The man pointed his finger and said, "Tom Brokaw, right?"

"Right," said Brokaw.

"You used to do the morning news on KMTV in Omaha, right?"

"That's right," said Brokaw, secretly preparing himself for the accolades that were sure to follow, along with the acknowledgment of his rising career.

"I knew you the minute I spotted you," the man said.  Then he paused and added, "What ever happened to you?"

Pride always proceeds a fall.  Jesus had a great deal to say about putting oneself in places of importance and of 'thinking more highly of ourselves than we ought to think.'  The correct placement, he said, was at the lower places of the banquet table, and then we might be invited to move upward from there.

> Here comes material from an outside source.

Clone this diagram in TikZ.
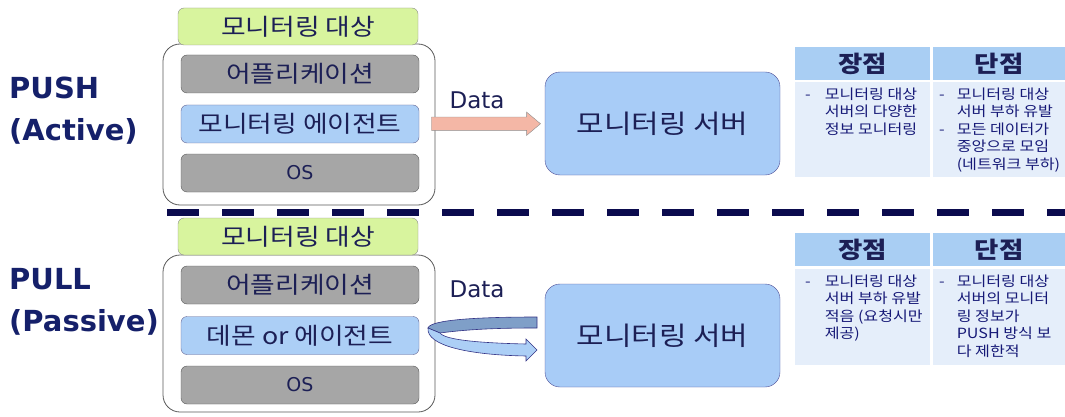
\documentclass[tikz,border=0pt]{standalone}
\usepackage{fontspec}
\setmainfont[FakeStretch=1.15]{Noto Sans CJK KR}
\newfontfamily\latinfont{DejaVu Sans}
\usetikzlibrary{positioning, shapes.arrows, calc}

\definecolor{labelnavy}{HTML}{15206A}
\definecolor{textnavy}{HTML}{1C1F55}
\definecolor{dashnavy}{HTML}{0B0B4E}
\definecolor{targetgreen}{HTML}{D8F49E}
\definecolor{layergray}{HTML}{A6A6A6}
\definecolor{layerblue}{HTML}{ACCFF6}
\definecolor{serverblue}{HTML}{A8CCF7}
\definecolor{headblue}{HTML}{A9CEF3}
\definecolor{bodyblue}{HTML}{E5EEFA}
\definecolor{arrowpink}{HTML}{F4B7A6}
\definecolor{ribbonback}{HTML}{7F9FC8}

\tikzset{
  modelabel/.style={font=\latinfont\bfseries\fontsize{29}{42}\selectfont, text=labelnavy, align=left, inner sep=0pt, anchor=west},
  holder/.style={draw=black!65, rounded corners=17pt, fill=white, line width=0.8pt, minimum width=272pt, inner sep=0pt},
  targetbox/.style={draw=black!45, fill=targetgreen, rounded corners=6pt, minimum width=240pt, minimum height=37pt, inner sep=0pt, font=\fontsize{23.3}{25}\selectfont, text=textnavy},
  graylayer/.style={draw=black!65, fill=layergray, rounded corners=6pt, minimum width=238pt, minimum height=38pt, inner sep=0pt, font=\fontsize{23.3}{25}\selectfont, text=textnavy},
  bluelayer/.style={graylayer, draw=blue!30!black!60, fill=layerblue},
  serverbox/.style={draw=blue!40!black!70, fill=serverblue, rounded corners=15pt, minimum width=235pt, minimum height=103pt, inner sep=0pt, font=\fontsize{26}{28}\selectfont, text=textnavy},
  datalabel/.style={font=\latinfont\fontsize{23}{25}\selectfont, text=textnavy, inner sep=0pt},
  pusharrowstyle/.style={single arrow, draw=black!45, fill=arrowpink, minimum height=109pt, inner sep=6.5pt, single arrow head extend=5pt, single arrow tip angle=80},
  divider/.style={draw=dashnavy, line width=7pt, dash pattern=on 32pt off 23pt},
  headcell/.style={fill=headblue, minimum height=33pt, inner sep=0pt, font=\bfseries\fontsize{23}{25}\selectfont, text=textnavy},
  bodycell/.style={fill=bodyblue, inner sep=0pt},
  celltext/.style={anchor=north west, inner sep=0pt, font=\fontsize{14}{17.5}\selectfont, text=textnavy!80!blue},
}

\begin{document}
\begin{tikzpicture}[x=1pt, y=-1pt]
  \useasboundingbox (0,0) rectangle (1065,417);

  % push side
  \node[modelabel] (pushlbl) at (9,111) {PUSH\\(Active)};
  \node[holder, minimum height=161pt] (pushholder) at (299,124.5) {};
  \node[targetbox] (pushtarget) at (298,26.5) {모니터링 대상};
  \node[graylayer] (pushapp) at (300,74) {어플리케이션};
  \node[bluelayer] (pushagent) at (300,124) {모니터링 에이전트};
  \node[graylayer] (pushos) at (300,173) {\latinfont\fontsize{19}{21}\selectfont OS};
  \node[serverbox] (pushserver) at (662.5,123.5) {모니터링 서버};
  \node[datalabel] (pushdata) at (477,100) {Data};
  \node[pusharrowstyle] (pusharrow) at ($(pushagent.east)!0.5!(pushserver.west)$) {};

  % pros and cons, push
  \node[headcell, minimum width=135pt] (pushprohead) at (862.5,63.5) {장점};
  \node[headcell, minimum width=132pt] (pushconhead) at (999,63.5) {단점};
  \node[bodycell, minimum width=135pt, minimum height=95pt] (pushprobody) at (862.5,129.5) {};
  \node[bodycell, minimum width=132pt, minimum height=95pt] (pushconbody) at (999,129.5) {};
  \node[celltext] (pushprotext) at (805,87) {\begin{tabular}{@{}l@{\hspace{14pt}}l@{}}
    - & 모니터링 대상\\ & 서버의 다양한\\ & 정보 모니터링 \end{tabular}};
  \node[celltext] (pushcontext) at (939,87) {\begin{tabular}{@{}l@{\hspace{12pt}}l@{}}
    - & 모니터링 대상\\ & 서버 부하 유발\\ - & 모든 데이터가\\ & 중앙으로 모임\\ & (네트워크 부하) \end{tabular}};

  \draw[divider] (167,212) -- (1065,212);

  % pull side
  \node[modelabel] (pulllbl) at (9,302) {PULL\\(Passive)};
  \node[holder, minimum height=157pt] (pullholder) at (299,333.5) {};
  \node[targetbox] (pulltarget) at (298,236.5) {모니터링 대상};
  \node[graylayer] (pullapp) at (300,285) {어플리케이션};
  \node[bluelayer] (pulldaemon) at (300,335.5) {데몬 or 에이전트};
  \node[graylayer] (pullos) at (300,385) {\latinfont\fontsize{19}{21}\selectfont OS};
  \node[serverbox] (pullserver) at (662.5,335.5) {모니터링 서버};
  \node[datalabel] (pulldata) at (477,289) {Data};

  % request goes out and the data comes back
  \filldraw[draw=blue!40!black!80, fill=ribbonback, line width=0.6pt]
    (537,317) .. controls (475,317) and (430,320) .. (428,328) -- (440,333)
    .. controls (470,329) and (500,328) .. (537,328) -- cycle;
  \filldraw[draw=blue!40!black!80, fill=layerblue, line width=0.6pt]
    (428,328) .. controls (426,346) and (470,355) .. (526,356) -- (526,361) -- (537,350)
    -- (526,339) -- (526,344) .. controls (480,343) and (445,340) .. (440,333) -- cycle;

  % pros and cons, pull
  \node[headcell, minimum width=135pt] (pullprohead) at (862.5,249.5) {장점};
  \node[headcell, minimum width=132pt] (pullconhead) at (999,249.5) {단점};
  \node[bodycell, minimum width=135pt, minimum height=96pt] (pullprobody) at (862.5,317) {};
  \node[bodycell, minimum width=132pt, minimum height=96pt] (pullconbody) at (999,317) {};
  \node[celltext] (pullprotext) at (805,274) {\begin{tabular}{@{}l@{\hspace{14pt}}l@{}}
    - & 모니터링 대상\\ & 서버 부하 유발\\ & 적음 (요청시만\\ & 제공) \end{tabular}};
  \node[celltext] (pullcontext) at (939,274) {\begin{tabular}{@{}l@{\hspace{12pt}}l@{}}
    - & 모니터링 대상\\ & 서버의 모니터\\ & 링 정보가\\ & PUSH 방식 보\\ & 다 제한적 \end{tabular}};
\end{tikzpicture}
\end{document}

It's all about that troubling question of humility.  Humility is a slippery attribute, for once one acknowledges to oneself that we have achieved it; we lose it in the same thought through pride.  Or like the humorous title to a fictitious book puts it, "Pride and How I Achieved It."  The important thing to remember about this tension between pride and humility is that all of us -- each and every one of us -- are created.  We are equal in terms of our creaturely matter, and therefore we are to be humble before one another, and especially to be humble before our Creator -- Almighty God.